»»
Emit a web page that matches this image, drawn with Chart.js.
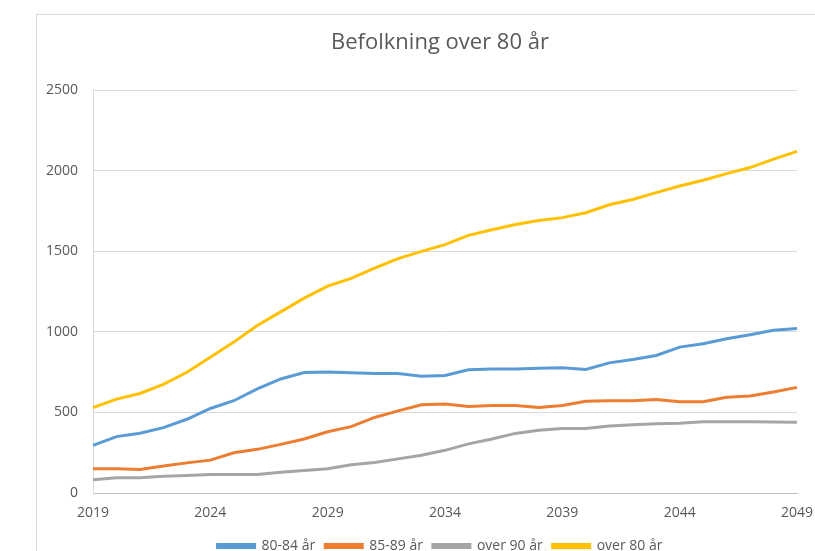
<!DOCTYPE html>
<html>
<head>
<meta charset="utf-8">
<script src="https://cdn.jsdelivr.net/npm/chart.js@4/dist/chart.umd.min.js"></script>
<style>
  html, body { margin: 0; padding: 0; background: #ffffff; }
  body { width: 815px; height: 551px; position: relative; overflow: hidden; }
  #frame { position: absolute; left: 36px; top: 14px; width: 900px; height: 600px;
           border-left: 1px solid #d9d9d9; border-top: 1px solid #d9d9d9; }
  #wrap { position: absolute; left: 0; top: 0; width: 815px; height: 563px; }
</style>
</head>
<body>
<div id="frame"></div>
<div id="wrap"><canvas id="c" width="815" height="563"></canvas></div>
<script>
const years = [2019,2020,2021,2022,2023,2024,2025,2026,2027,2028,2029,2030,2031,2032,2033,2034,2035,2036,2037,2038,2039,2040,2041,2042,2043,2044,2045,2046,2047,2048,2049];
const seriesNames = ['80-84 år', '85-89 år', 'over 90 år', 'over 80 år'];
const age80_84 = [296,350,371,406,458,525,573,646,708,748,752,746,742,742,725,730,765,770,770,775,777,767,808,829,854,906,927,958,983,1010,1021];
const age85_89 = [150,150,146,167,187,204,250,271,302,335,380,412,469,510,548,552,537,544,544,531,544,570,573,573,580,567,567,594,602,627,656];
const over90   = [83,94,94,104,108,115,115,115,129,140,150,175,190,212,235,265,305,335,370,390,400,400,416,424,430,433,442,442,442,441,440];
const over80   = [530,583,618,675,750,843,937,1040,1125,1210,1285,1333,1396,1455,1500,1542,1600,1635,1667,1692,1710,1740,1790,1823,1865,1906,1942,1983,2021,2073,2121];
const yTickStep = 500;
const yMax = 2500;
const colors = ['#5b9bd5', '#ed7d31', '#a5a5a5', '#ffc000'];

const FONT = "'Liberation Sans Narrow', 'Open Sans', sans-serif";
const values = [age80_84, age85_89, over90, over80];

new Chart(document.getElementById('c'), {
  type: 'line',
  data: {
    labels: years,
    datasets: values.map((v, i) => ({
      label: seriesNames[i],
      data: v,
      borderColor: colors[i],
      backgroundColor: colors[i],
      borderWidth: 3,
      pointRadius: 0,
      tension: 0,
      fill: false
    }))
  },
  options: {
    responsive: false,
    animation: false,
    layout: { padding: { left: 83, right: 18, top: 30, bottom: 0 } },
    plugins: {
      title: {
        display: true,
        text: 'Befolkning over 80 år',
        color: '#595959',
        font: { family: FONT, size: 22, weight: 'normal' },
        padding: { top: 0, bottom: 34 }
      },
      legend: {
        position: 'bottom',
        labels: {
          color: '#595959',
          font: { family: FONT, size: 14 },
          boxWidth: 37,
          boxHeight: 3,
          padding: 10
        }
      },
      tooltip: { enabled: false }
    },
    scales: {
      x: {
        type: 'category',
        offset: false,
        grid: { display: false, drawTicks: false },
        border: { display: true, color: '#bfbfbf', width: 1 },
        ticks: {
          color: '#595959',
          font: { family: FONT, size: 14 },
          autoSkip: false,
          maxRotation: 0,
          padding: 12,
          callback: function(val, idx) {
            const y = years[idx];
            return ((y - years[0]) % 5 === 0) ? String(y) : null;
          }
        },
        afterFit: function(scale) {
          scale.height = 36;
          scale.paddingLeft = 0;
          scale.paddingRight = 0;
        }
      },
      y: {
        min: 0,
        max: yMax,
        grid: { color: '#d9d9d9', drawTicks: false },
        border: { display: true, color: '#d9d9d9', width: 1 },
        ticks: {
          stepSize: yTickStep,
          color: '#595959',
          font: { family: FONT, size: 14 },
          padding: 15,
          callback: function(v) { return String(v); }
        },
        afterFit: function(scale) {
          scale.width = 10;
          scale.paddingTop = 0;
          scale.paddingBottom = 0;
          scale._computeLabelArea = function() { return undefined; };
        }
      }
    }
  }
});
</script>
</body>
</html>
««
» What to do: Working from the lines above, reproduce the material exactly and exclude its pictures.

» Result below:
Emit a web page that matches this image, drawn with Chart.js.
<!DOCTYPE html>
<html>
<head>
<meta charset="utf-8">
<script src="https://cdn.jsdelivr.net/npm/chart.js@4/dist/chart.umd.min.js"></script>
<style>
  html, body { margin: 0; padding: 0; background: #ffffff; }
  body { width: 815px; height: 551px; position: relative; overflow: hidden; }
  #frame { position: absolute; left: 36px; top: 14px; width: 900px; height: 600px;
           border-left: 1px solid #d9d9d9; border-top: 1px solid #d9d9d9; }
  #wrap { position: absolute; left: 0; top: 0; width: 815px; height: 563px; }
</style>
</head>
<body>
<div id="frame"></div>
<div id="wrap"><canvas id="c" width="815" height="563"></canvas></div>
<script>
const years = [2019,2020,2021,2022,2023,2024,2025,2026,2027,2028,2029,2030,2031,2032,2033,2034,2035,2036,2037,2038,2039,2040,2041,2042,2043,2044,2045,2046,2047,2048,2049];
const seriesNames = ['80-84 år', '85-89 år', 'over 90 år', 'over 80 år'];
const age80_84 = [296,350,371,406,458,525,573,646,708,748,752,746,742,742,725,730,765,770,770,775,777,767,808,829,854,906,927,958,983,1010,1021];
const age85_89 = [150,150,146,167,187,204,250,271,302,335,380,412,469,510,548,552,537,544,544,531,544,570,573,573,580,567,567,594,602,627,656];
const over90   = [83,94,94,104,108,115,115,115,129,140,150,175,190,212,235,265,305,335,370,390,400,400,416,424,430,433,442,442,442,441,440];
const over80   = [530,583,618,675,750,843,937,1040,1125,1210,1285,1333,1396,1455,1500,1542,1600,1635,1667,1692,1710,1740,1790,1823,1865,1906,1942,1983,2021,2073,2121];
const yTickStep = 500;
const yMax = 2500;
const colors = ['#5b9bd5', '#ed7d31', '#a5a5a5', '#ffc000'];

const FONT = "'Liberation Sans Narrow', 'Open Sans', sans-serif";
const values = [age80_84, age85_89, over90, over80];

new Chart(document.getElementById('c'), {
  type: 'line',
  data: {
    labels: years,
    datasets: values.map((v, i) => ({
      label: seriesNames[i],
      data: v,
      borderColor: colors[i],
      backgroundColor: colors[i],
      borderWidth: 3,
      pointRadius: 0,
      tension: 0,
      fill: false
    }))
  },
  options: {
    responsive: false,
    animation: false,
    layout: { padding: { left: 83, right: 18, top: 30, bottom: 0 } },
    plugins: {
      title: {
        display: true,
        text: 'Befolkning over 80 år',
        color: '#595959',
        font: { family: FONT, size: 22, weight: 'normal' },
        padding: { top: 0, bottom: 34 }
      },
      legend: {
        position: 'bottom',
        labels: {
          color: '#595959',
          font: { family: FONT, size: 14 },
          boxWidth: 37,
          boxHeight: 3,
          padding: 10
        }
      },
      tooltip: { enabled: false }
    },
    scales: {
      x: {
        type: 'category',
        offset: false,
        grid: { display: false, drawTicks: false },
        border: { display: true, color: '#bfbfbf', width: 1 },
        ticks: {
          color: '#595959',
          font: { family: FONT, size: 14 },
          autoSkip: false,
          maxRotation: 0,
          padding: 12,
          callback: function(val, idx) {
            const y = years[idx];
            return ((y - years[0]) % 5 === 0) ? String(y) : null;
          }
        },
        afterFit: function(scale) {
          scale.height = 36;
          scale.paddingLeft = 0;
          scale.paddingRight = 0;
        }
      },
      y: {
        min: 0,
        max: yMax,
        grid: { color: '#d9d9d9', drawTicks: false },
        border: { display: true, color: '#d9d9d9', width: 1 },
        ticks: {
          stepSize: yTickStep,
          color: '#595959',
          font: { family: FONT, size: 14 },
          padding: 15,
          callback: function(v) { return String(v); }
        },
        afterFit: function(scale) {
          scale.width = 10;
          scale.paddingTop = 0;
          scale.paddingBottom = 0;
          scale._computeLabelArea = function() { return undefined; };
        }
      }
    }
  }
});
</script>
</body>
</html>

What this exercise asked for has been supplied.